The SSD commissioning phase
After a complete test of the 144 half-ladders composing the SSD and the integration with the Silicon Drift Detector, during the fall of 2007 the detector was lift down in the ALICE cavern and installed inside the TPC in the final experimental site. Each ladder was connected via approximately 40 m long twisted pair cables to the power supplies and to the FEROM modules, which provide in turn the connection with the system Data AcQuisition system (DAQ), the Detector Control System (DCS) and the Trigger System. During this preliminary phase, the corresponding functionalities of each ladder were individually verified with the locally controlled test system. Once connected and tested the cooling system, the SSD was globally powered and controlled as a part of the ALICE apparatus for the first time. The ALICE experiment is controlled by several independent "on-line systems". Each system carries out different types of operations belonging to a different domain of activities: Detector Control System (DCS), Data Acquisition (DAQ), Trigger system (TRG) and High-Level Trigger (HLT). These systems are independent, may interact with all the single particle detectors and allow groups of them to operate concurrently, within the so-called partitions of detectors. In the final setup the detectors will work all together to collect physics data. In the commissioning phase, however, detectors can run as independent objects for testing and debugging purpose. While this mode, called "standalone mode", is absolutely vital in the commissioning and testing phase, it will also be required during the data-taking phase to perform calibration procedures on individual detectors. It will therefore remain essential during the whole life of ALICE. The functionalities of the detector are mainly controlled by the Detector Control System; responsible for the control and the integration of all the ALICE sub-detectors in a single framework, the DCS provides a constant and complete monitoring of the status of the SSD ladders, for what concerns the sensor bias HV and the electronics LV power supplies, the sensor bias current and the temperature of the modules.

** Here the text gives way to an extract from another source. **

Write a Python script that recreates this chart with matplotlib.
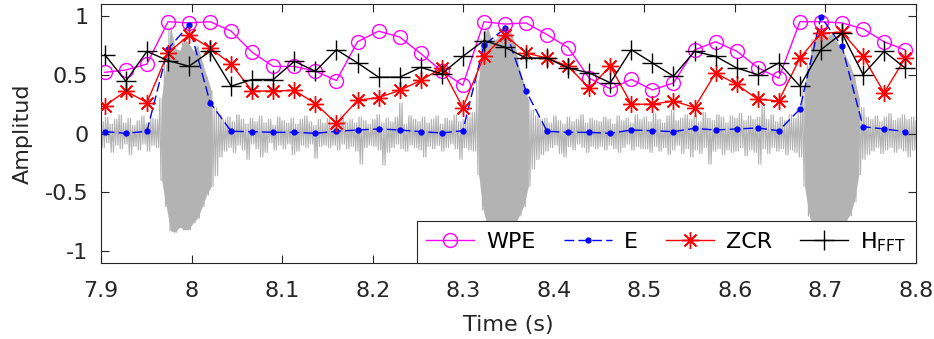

The screenshot in fig. 1 gives an example of the on-line overview of the detector conditions, as captured during one of the commissioning tests: each triangle represents a half-ladder; the dierent colors indicate the operating status of the corresponding power supplies and of the front-end electronics.
Figure 1: The DCS software output page showing the status of HV, LV and current of the SSD ladders. The triangles indicate the ladder bias voltage status, the side circles refer to the electronics.
Stand-alone runs and global runs
The integration of the SSD detector with the mentioned control systems was tested through a large set of acquisition runs during the 2008 commissioning sessions. The SSD acquired data both as a stand-alone detector and as a part of a more complex partition of sub-detectors remotely controlled. The work was mainly devoted on one side to optimize the operating parameters, to test, to debug and to calibrate the detector, on the other side to check the compatibility of its operations with the rest of ALICE. The SSD can operate three dierent congurations, corresponding to three run categories, i.e. the stand-alone run, the pedestal run and the global run:
- The stand-alone runs are used for debug, test and calibration purposes: the sub-detector functionality and acquisition control, released by the ALICE global control, is taken by the SSD operator; a set of data is acquired by the desired SSD portion with an adjustable trigger rate. The data are corrected for the pedestal and the common mode oscillations; then they are zero-suppressed. The acquired data can be on-line monitored through the dedicated frameworks, both interactively with the MOOD (Monitor Of Online Data) and automatically with the AMORE (Automatic MOnitoRing Environment). Among the various aspects of the acquisition studied in this phase, a deep investigation was in particular carried out by taking data in stand-alone mode:
- at the default rate (40Hz) to test the synchronization between the read-out operations and the signal digitization;
- at different trigger rates to test the general behaviour of the systems and in particular the noise behaviour;
- at the default rate as a benchmark to check the output data quality of the pedestal runs.
- The pedestal run is a particular kind of stand-alone run used to acquire not filtered data and calculate for each SSD channel the pedestal, the noise and the thresholds for the zero-suppression; it also spots the not properly working channels: the offset correction and the zero suppression are in this case disabled; the acquired sample of a few hundreds of events is processed by a specific algorithm (the Detector Algorithm, DA) in order to calculate the pedestal and the noise of each single SSD channel; the algorithm produces the formatted calibration data for the FEROM system, used for the hardware zero suppression, and for the o-line reconstruction and analysis. A bad channel list including the problematic channels is generated and stored on the calibration database.
The ALICE global runs can include the SSD in a partition with a set of other sub-detectors under the central ALICE control and are aimed at testing the global operating procedures and at acquiring particle data. In the entire commissioning phase, the SSD took part in a large set of global data acquisition runs, resulting as one of the most stable sub-detector of the ALICE apparatus: during the last 6 months of the 2008 Commissioning Run, i.e. from May '08 to October '08, it collected about 108 events during 1400 runs for a total acquisition time of almost 1000 h.